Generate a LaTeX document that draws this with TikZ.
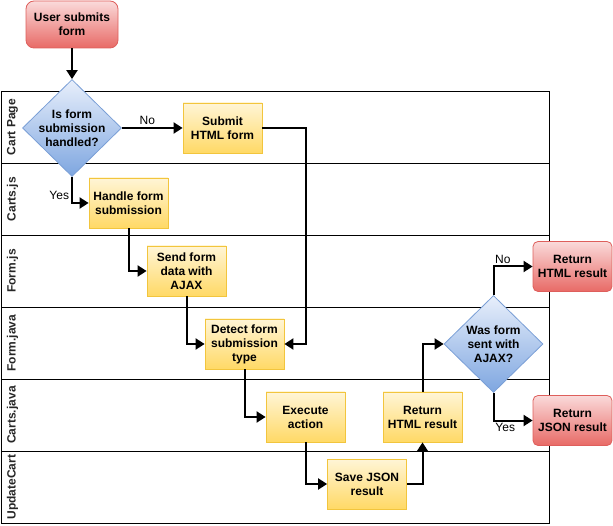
\documentclass[tikz,border=0pt]{standalone}
\usepackage{fontspec}
\setmainfont{Liberation Sans}
\usetikzlibrary{arrows.meta,shapes.geometric,positioning}
\definecolor{procTop}{HTML}{FFF5D6}
\definecolor{procBot}{HTML}{FFD966}
\definecolor{procLine}{HTML}{F2C53D}
\definecolor{termTop}{HTML}{FADADA}
\definecolor{termBot}{HTML}{E86A66}
\definecolor{termLine}{HTML}{DE5F5C}
\definecolor{decTop}{HTML}{E8EFFB}
\definecolor{decBot}{HTML}{7EA6E0}
\definecolor{decLine}{HTML}{7A9FD6}
\tikzset{
    % yellow process step
    process/.style={
        rectangle, draw=procLine, top color=procTop, bottom color=procBot,
        minimum width=79pt, minimum height=50pt, inner sep=0pt,
        align=center, font=\fontsize{12}{14}\selectfont\bfseries, line width=0.8pt
    },
    % red start / end
    terminal/.style={
        process, draw=termLine, top color=termTop, bottom color=termBot,
        rounded corners=5pt
    },
    % blue decision, text put in as centre label
    decision/.style={
        diamond, draw=decLine, top color=decTop, bottom color=decBot,
        minimum width=99pt, minimum height=97pt, inner sep=0pt, line width=0.8pt
    },
    dtext/.style={align=center, font=\fontsize{12}{14}\selectfont\bfseries},
}
\tikzset{
    % connectors
    flow/.style={line width=2pt, -{Triangle[length=9pt,width=11pt]}},
    lbl/.style={font=\fontsize{12}{14}\selectfont, inner sep=2pt},
    % swimlanes
    lane/.style={draw, line width=0.9pt, minimum width=548pt, minimum height=72pt, inner sep=0pt},
    lanelabel/.style={rotate=90, font=\fontsize{12}{14}\selectfont\bfseries, text=black!85},
}
\begin{document}
\begin{tikzpicture}[x=1pt,y=-1pt]
  \useasboundingbox (0,0) rectangle (613,526);

  % lanes
  \foreach \lname [count=\i] in {Cart Page,Carts.js,Form.js,Form.java,Carts.java,UpdateCart} {
    \node[lane] (lane\i) at (275,{55+72*\i}) {};
    \node[lanelabel] (lanelbl\i) at (12.5,{55+72*\i}) {\lname};
  }

  % start and first decision
  \node[terminal,minimum width=92pt,minimum height=47pt,rounded corners=8pt] (start) at (72,24.5) {User submits\\form};
  \node[decision,label={[dtext]center:Is form\\submission\\handled?}] (handled) at (72,128) {};

  % client side
  \node[process] (submit) at (222.5,128) {Submit\\HTML form};
  \node[process] (handle) at (128.5,203) {Handle form\\submission};
  \node[process] (send) at (186.5,271) {Send form\\data with\\AJAX};

  % server side
  \node[process] (detect) at (244.5,344) {Detect form\\submission\\type};
  \node[process] (exec) at (305.5,417) {Execute\\action};
  \node[process] (save) at (367,484) {Save JSON\\result};
  \node[process] (rethtml) at (422.5,417) {Return\\HTML result};
  \node[decision,label={[dtext]center:Was form\\sent with\\AJAX?}] (ajax) at (493.5,344) {};

  % results
  \node[terminal] (outhtml) at (572.5,266.5) {Return\\HTML result};
  \node[terminal] (outjson) at (572.5,420.5) {Return\\JSON result};

  % connectors
  \draw[flow] (start) -- (handled);
  \draw[flow] (handled) -- node[lbl,above,pos=0.42] {No} (submit);
  \draw[flow] (handled) |- node[lbl,left,pos=0.35] {Yes} (handle);
  \draw[flow] (submit.east) -| (detect.east -| exec) -- (detect.east);
  \draw[flow] (handle) |- (send);
  \draw[flow] (send) |- (detect);
  \draw[flow] (detect) |- (exec);
  \draw[flow] (exec) |- (save);
  \draw[flow] (save) -| (rethtml);
  \draw[flow] (rethtml) |- (ajax);
  \draw[flow] (ajax) |- node[lbl,above,pos=0.62] {No} (outhtml);
  \draw[flow] (ajax) |- node[lbl,below,pos=0.65] {Yes} (outjson);
\end{tikzpicture}
\end{document}
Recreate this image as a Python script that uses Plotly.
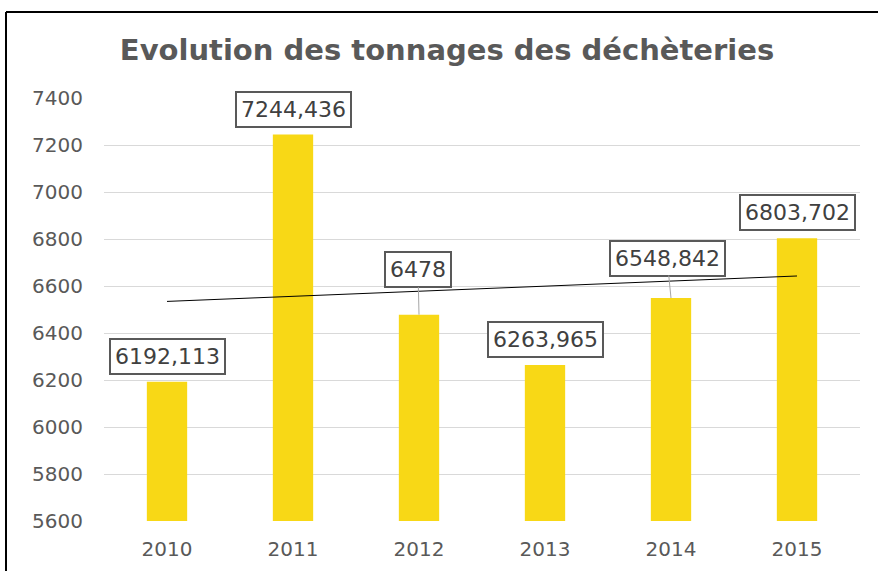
import numpy as np
import plotly.graph_objects as go

years = ["2010", "2011", "2012", "2013", "2014", "2015"]
tonnages = [6192.113, 7244.436, 6478, 6263.965, 6548.842, 6803.702]
title_text = "Evolution des tonnages des déchèteries"
y_ticks = [5600, 5800, 6000, 6200, 6400, 6600, 6800, 7000, 7200, 7400]

# label placement: (ax px, ay px) for leader-line labels, None -> directly above bar
label_offsets = [None, None, (-1, -45), None, (-4, -40), None]

def fr(v):
    return ("%.3f" % v).rstrip("0").rstrip(".").replace(".", ",")

# linear trendline (least squares, like Excel)
xi = np.arange(len(years))
slope, intercept = np.polyfit(xi, np.array(tonnages, dtype=float), 1)
trend = [float(intercept + slope * i) for i in xi]

FONT = "DejaVu Sans"
fig = go.Figure()
fig.add_trace(go.Bar(x=years, y=tonnages, marker=dict(color="#F8D816", line=dict(width=0)),
                     hoverinfo="skip"))
fig.add_trace(go.Scatter(x=years, y=trend, mode="lines",
                         line=dict(color="#000000", width=1), hoverinfo="skip"))

annotations = []
for i, (v, off) in enumerate(zip(tonnages, label_offsets)):
    base = dict(x=i, y=v, xref="x", yref="y", text=fr(v),
                font=dict(family=FONT, size=22, color="#404040"),
                bgcolor="#FFFFFF", bordercolor="#595959", borderwidth=2, borderpad=4)
    if off is None:
        base.update(showarrow=False, yanchor="bottom", yshift=7)
    else:
        base.update(showarrow=True, ax=off[0], ay=off[1], arrowhead=0,
                    arrowwidth=1, arrowcolor="#A6A6A6")
    annotations.append(base)

L, R, T, B = 104, 18, 98, 50
W, H = 878, 571
pw, ph = W - L - R, H - T - B
bx = (6 - L) / pw
by = (H - B - 12) / ph

fig.update_layout(
    width=W, height=H,
    margin=dict(l=L, r=R, t=T, b=B, pad=0, autoexpand=False),
    paper_bgcolor="#FFFFFF", plot_bgcolor="#FFFFFF",
    showlegend=False,
    bargap=0.68,
    hovermode=False,
    title=dict(text="<b>" + title_text + "</b>", x=447 / W, xref="container", xanchor="center",
               y=1 - 50 / H, yref="container", yanchor="middle",
               font=dict(family=FONT, size=29, color="#595959")),
    annotations=annotations,
    shapes=[
        dict(type="line", xref="paper", yref="paper", x0=bx, x1=bx, y0=-0.3, y1=by,
             line=dict(color="#000000", width=2)),
        dict(type="line", xref="paper", yref="paper", x0=bx, x1=1.3, y0=by, y1=by,
             line=dict(color="#000000", width=2)),
    ],
)
fig.update_xaxes(type="category", range=[-0.5, len(years) - 0.5], autorange=False,
                 automargin=False,
                 showgrid=False, showline=False, zeroline=False,
                 tickfont=dict(family=FONT, size=20, color="#595959"), ticks="",
                 ticklabelstandoff=14)
fig.update_yaxes(range=[5600, 7400], autorange=False, tickvals=y_ticks, tickformat="d",
                 automargin=False,
                 showgrid=True, gridcolor="#D9D9D9", gridwidth=1, zeroline=False,
                 showline=False, ticks="",
                 tickfont=dict(family=FONT, size=20, color="#595959"),
                 ticklabelstandoff=20)

fig.write_html("out.html", config={"displayModeBar": False, "staticPlot": True},
               post_script="document.body.style.margin='0';")
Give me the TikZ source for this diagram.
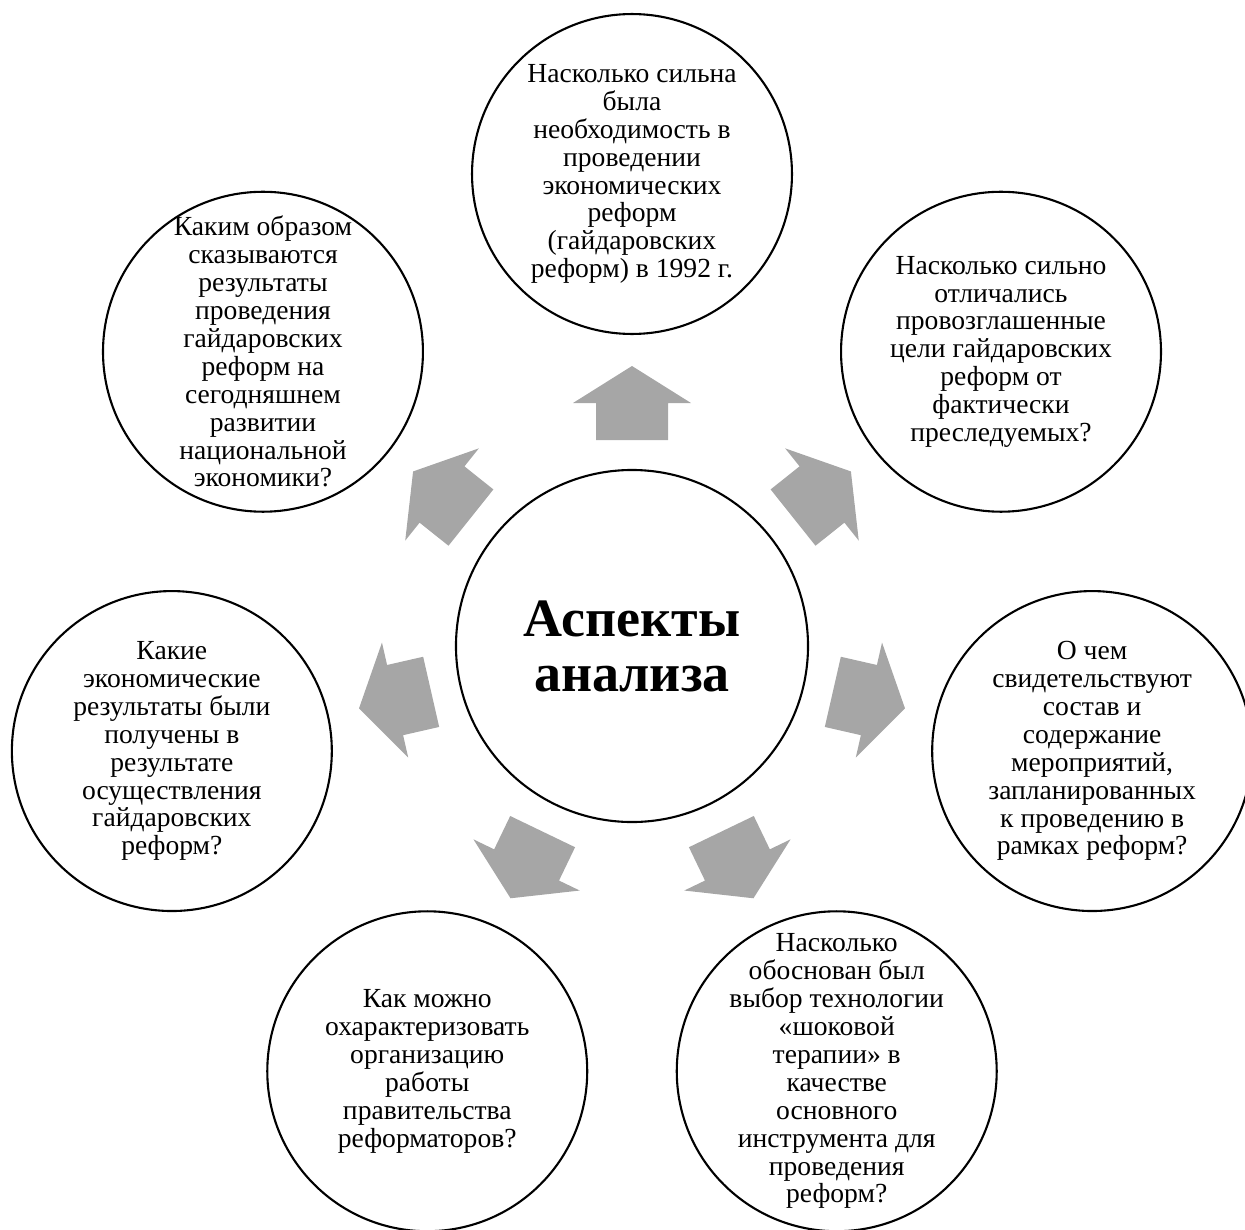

▸ Required work
Start at the line with "Recreate this image", stop at the line with "annotations.append(base)", both lines included, and repeat that span exactly without its pictures.

▸ Finished answer
Recreate this image as a Python script that uses Plotly.
import numpy as np
import plotly.graph_objects as go

years = ["2010", "2011", "2012", "2013", "2014", "2015"]
tonnages = [6192.113, 7244.436, 6478, 6263.965, 6548.842, 6803.702]
title_text = "Evolution des tonnages des déchèteries"
y_ticks = [5600, 5800, 6000, 6200, 6400, 6600, 6800, 7000, 7200, 7400]

# label placement: (ax px, ay px) for leader-line labels, None -> directly above bar
label_offsets = [None, None, (-1, -45), None, (-4, -40), None]

def fr(v):
    return ("%.3f" % v).rstrip("0").rstrip(".").replace(".", ",")

# linear trendline (least squares, like Excel)
xi = np.arange(len(years))
slope, intercept = np.polyfit(xi, np.array(tonnages, dtype=float), 1)
trend = [float(intercept + slope * i) for i in xi]

FONT = "DejaVu Sans"
fig = go.Figure()
fig.add_trace(go.Bar(x=years, y=tonnages, marker=dict(color="#F8D816", line=dict(width=0)),
                     hoverinfo="skip"))
fig.add_trace(go.Scatter(x=years, y=trend, mode="lines",
                         line=dict(color="#000000", width=1), hoverinfo="skip"))

annotations = []
for i, (v, off) in enumerate(zip(tonnages, label_offsets)):
    base = dict(x=i, y=v, xref="x", yref="y", text=fr(v),
                font=dict(family=FONT, size=22, color="#404040"),
                bgcolor="#FFFFFF", bordercolor="#595959", borderwidth=2, borderpad=4)
    if off is None:
        base.update(showarrow=False, yanchor="bottom", yshift=7)
    else:
        base.update(showarrow=True, ax=off[0], ay=off[1], arrowhead=0,
                    arrowwidth=1, arrowcolor="#A6A6A6")
    annotations.append(base)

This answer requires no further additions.